The Tantraloka — "Light on the Tantras" — is Abhinavagupta's magnum opus, roughly 5,800 verses across 37 chapters, called ahnikas. It is a comprehensive exposition of the non-dual Shaiva path that integrates the Trika and Kaula tantric traditions with the Pratyabhijna philosophy. The text moves from metaphysical foundations — the nature of Shiva as luminous self-aware consciousness, the thirty-six tattvas of the Shaiva cosmology, the doctrine of spanda — through a ranked taxonomy of paths called the four upayas: anupaya (the supportless way of immediate recognition), shambhava (the way of pure will), shakta (the way of energy and contemplation), and anava (the way of ritual and yogic technique).
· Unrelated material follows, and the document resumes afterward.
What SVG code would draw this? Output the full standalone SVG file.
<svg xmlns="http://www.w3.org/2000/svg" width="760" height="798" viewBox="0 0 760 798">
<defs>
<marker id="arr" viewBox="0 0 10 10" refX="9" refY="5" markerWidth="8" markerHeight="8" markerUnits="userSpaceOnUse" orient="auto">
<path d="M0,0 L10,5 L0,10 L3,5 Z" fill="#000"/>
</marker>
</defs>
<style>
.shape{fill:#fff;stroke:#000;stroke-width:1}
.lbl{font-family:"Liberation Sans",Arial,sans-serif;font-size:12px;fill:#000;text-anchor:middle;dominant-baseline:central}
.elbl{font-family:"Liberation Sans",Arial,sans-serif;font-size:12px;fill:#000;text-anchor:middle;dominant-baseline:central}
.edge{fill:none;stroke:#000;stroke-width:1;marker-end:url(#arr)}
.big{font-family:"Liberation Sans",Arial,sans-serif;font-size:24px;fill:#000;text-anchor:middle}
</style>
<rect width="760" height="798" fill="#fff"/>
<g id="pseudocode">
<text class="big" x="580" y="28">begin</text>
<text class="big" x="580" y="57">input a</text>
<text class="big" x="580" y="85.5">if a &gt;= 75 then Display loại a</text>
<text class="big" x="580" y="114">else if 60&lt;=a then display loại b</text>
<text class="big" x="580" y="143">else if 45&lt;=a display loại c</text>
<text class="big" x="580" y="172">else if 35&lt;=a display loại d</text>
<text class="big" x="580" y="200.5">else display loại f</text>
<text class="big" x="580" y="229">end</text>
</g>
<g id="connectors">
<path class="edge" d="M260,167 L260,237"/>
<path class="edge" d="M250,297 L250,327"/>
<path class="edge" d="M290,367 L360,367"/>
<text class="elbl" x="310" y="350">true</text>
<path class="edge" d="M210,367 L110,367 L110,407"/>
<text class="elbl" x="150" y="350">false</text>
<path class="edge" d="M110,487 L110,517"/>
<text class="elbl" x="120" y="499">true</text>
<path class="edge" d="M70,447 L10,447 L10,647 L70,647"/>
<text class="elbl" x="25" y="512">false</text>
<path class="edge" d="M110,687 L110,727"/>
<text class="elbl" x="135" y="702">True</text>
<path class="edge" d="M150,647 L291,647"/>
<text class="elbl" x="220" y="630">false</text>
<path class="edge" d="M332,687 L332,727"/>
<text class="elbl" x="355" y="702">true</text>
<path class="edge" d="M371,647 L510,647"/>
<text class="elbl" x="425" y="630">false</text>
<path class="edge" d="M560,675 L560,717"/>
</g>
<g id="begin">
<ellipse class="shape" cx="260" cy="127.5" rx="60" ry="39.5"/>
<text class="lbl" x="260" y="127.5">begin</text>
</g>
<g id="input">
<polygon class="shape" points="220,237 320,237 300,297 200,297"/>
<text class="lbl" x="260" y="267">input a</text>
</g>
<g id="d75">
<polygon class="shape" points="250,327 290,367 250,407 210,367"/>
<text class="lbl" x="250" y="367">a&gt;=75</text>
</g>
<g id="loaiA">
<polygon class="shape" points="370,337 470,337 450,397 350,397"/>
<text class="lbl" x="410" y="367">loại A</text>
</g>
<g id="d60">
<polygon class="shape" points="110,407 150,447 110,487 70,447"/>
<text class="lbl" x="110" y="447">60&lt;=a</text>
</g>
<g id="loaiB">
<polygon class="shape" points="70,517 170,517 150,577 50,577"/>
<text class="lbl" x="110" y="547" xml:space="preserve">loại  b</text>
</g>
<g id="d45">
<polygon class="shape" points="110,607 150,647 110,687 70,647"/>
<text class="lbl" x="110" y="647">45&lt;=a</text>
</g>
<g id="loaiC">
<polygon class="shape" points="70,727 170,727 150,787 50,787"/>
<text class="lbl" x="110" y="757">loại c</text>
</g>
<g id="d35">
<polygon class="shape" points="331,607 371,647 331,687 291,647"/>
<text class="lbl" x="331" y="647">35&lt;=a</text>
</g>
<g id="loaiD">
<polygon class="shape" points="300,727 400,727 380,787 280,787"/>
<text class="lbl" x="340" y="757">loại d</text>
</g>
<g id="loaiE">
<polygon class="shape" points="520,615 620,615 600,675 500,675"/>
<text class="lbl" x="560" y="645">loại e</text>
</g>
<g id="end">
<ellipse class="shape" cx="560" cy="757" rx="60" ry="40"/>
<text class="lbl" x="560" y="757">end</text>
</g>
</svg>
It then treats initiation, mantra, the cycles of the goddesses, the body's subtle architecture, and the antinomian Kaula rites that use the senses and the ordinarily forbidden as instruments of recognition. The late-twelfth-century commentary Tantralokaviveka by Jayaratha is the principal aid to the text. The Tantrasara is Abhinavagupta's own prose abridgment for readers who need a more compact treatment.
What is rasa in Abhinavagupta's aesthetic theory?
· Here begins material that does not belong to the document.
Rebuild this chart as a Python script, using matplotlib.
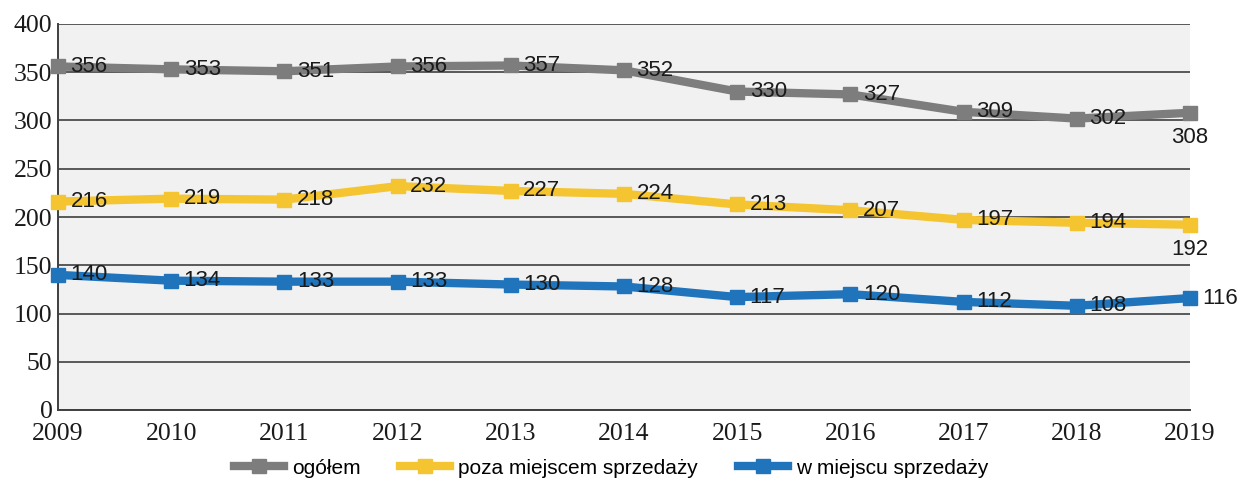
import matplotlib
matplotlib.use("Agg")
import matplotlib.pyplot as plt

years = [2009, 2010, 2011, 2012, 2013, 2014, 2015, 2016, 2017, 2018, 2019]
ogolem = [356, 353, 351, 356, 357, 352, 330, 327, 309, 302, 308]
poza = [216, 219, 218, 232, 227, 224, 213, 207, 197, 194, 192]
w_miejscu = [140, 134, 133, 133, 130, 128, 117, 120, 112, 108, 116]
series_names = ["ogółem", "poza miejscem sprzedaży", "w miejscu sprzedaży"]
colors = ["#7d7d7d", "#f4c431", "#1f74bb"]
y_ticks = [0, 50, 100, 150, 200, 250, 300, 350, 400]

fig = plt.figure(figsize=(12.47, 4.82), dpi=100)
ax = fig.add_axes([58 / 1247, 72 / 482, (1190 - 58) / 1247, 386 / 482])
ax.set_facecolor("#f1f1f1")

for vals, name, c in zip([ogolem, poza, w_miejscu], series_names, colors):
    ax.plot(years, vals, color=c, lw=6, marker="s", ms=9.5, mfc=c, mec=c,
            label=name, clip_on=False, zorder=3, solid_joinstyle="round")

label_font = dict(family=["Liberation Sans", "DejaVu Sans"], fontsize=16, color="#1a1a1a")
for vals in [ogolem, poza, w_miejscu]:
    for i, (x, v) in enumerate(zip(years, vals)):
        if x == years[-1] and vals is not w_miejscu:
            ax.annotate(str(v), (x, v), xytext=(0, -10), textcoords="offset points",
                        ha="center", va="top", zorder=5, **label_font)
        else:
            ax.annotate(str(v), (x, v), xytext=(9, 0), textcoords="offset points",
                        ha="left", va="center", zorder=5, **label_font)

ax.set_xlim(2009, 2019)
ax.set_ylim(0, 400)
ax.set_yticks(y_ticks)
ax.set_xticks(years)
ax.grid(axis="y", color="#3f3f3f", lw=1.2, zorder=1)
ax.set_axisbelow(True)
for s in ["top", "right"]:
    ax.spines[s].set_visible(False)
for s in ["left", "bottom"]:
    ax.spines[s].set_color("#3f3f3f")
    ax.spines[s].set_linewidth(1.4)
ax.tick_params(axis="both", length=0, labelsize=18.5, colors="#1a1a1a")
ax.tick_params(axis="y", pad=4)
ax.tick_params(axis="x", pad=9)
for lab in ax.get_xticklabels() + ax.get_yticklabels():
    lab.set_family(["Liberation Serif", "DejaVu Serif"])

leg = fig.legend(loc="lower center", bbox_to_anchor=(0.49, -0.03), ncol=3, frameon=False,
                 prop={"family": ["Liberation Sans", "DejaVu Sans"], "size": 15},
                 handlelength=2.4, columnspacing=1.9, handletextpad=0.4)

fig.savefig("out.png", dpi=100)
In the Sanskrit aesthetic tradition descending from Bharata's Natyashastra, rasa is the savor or flavor of an aesthetic emotion — what the audience tastes when watching a drama, hearing poetry, or experiencing music. Earlier theorists treated rasa as a real emotion produced in the audience or as a kind of imitation of emotion. Abhinavagupta, in his commentary the Abhinavabharati, recasts rasa as a depersonalized, generalized tasting of the universal forms of feeling. When you weep at a tragedy, what arises is not your private grief but karuna, the universal flavor of compassion, savored in a contemplative remove from the personal ego. He argues this state is structurally akin to — though distinct from — the bliss of self-recognition that liberation involves: both involve a release from the limits of the personal, both involve consciousness tasting itself rather than its accidental contents. He also defends shanta-rasa, the peaceful flavor whose object is the dissolution of the ego, as a ninth rasa beyond the original eight, and this shapes later devotional aesthetics in Indian poetics.
How is Abhinavagupta's tradition transmitted today?
The public lineage of non-dual Kashmir Shaivism thinned during the centuries of Islamic rule in Kashmir, beginning in the fourteenth century, and the teaching continued primarily through private transmission and through the manuscript tradition rather than large public institutions. The twentieth century saw a substantial revival anchored by Swami Lakshman Joo of Srinagar (1907–1991), whose oral teaching reached a generation of scholars and practitioners — Mark S.G. Dyczkowski, Bettina Bäumer, John Hughes, and others — who produced critical editions, translations, and studies that brought the corpus into English. Scholarly work by Alexis Sanderson at Oxford and by Paul Muller-Ortega in the United States has built the philological foundation for further study, and Christopher Wallis's Tantra Illuminated has popularized the school for a wider audience. Today, the tradition is transmitted through a combination of small lineage-based teaching circles tracing to Lakshman Joo, academic study at universities with strong Indology programs, and translated primary texts. How continuous the contemporary teaching is with Abhinavagupta's living tradition remains an active scholarly question.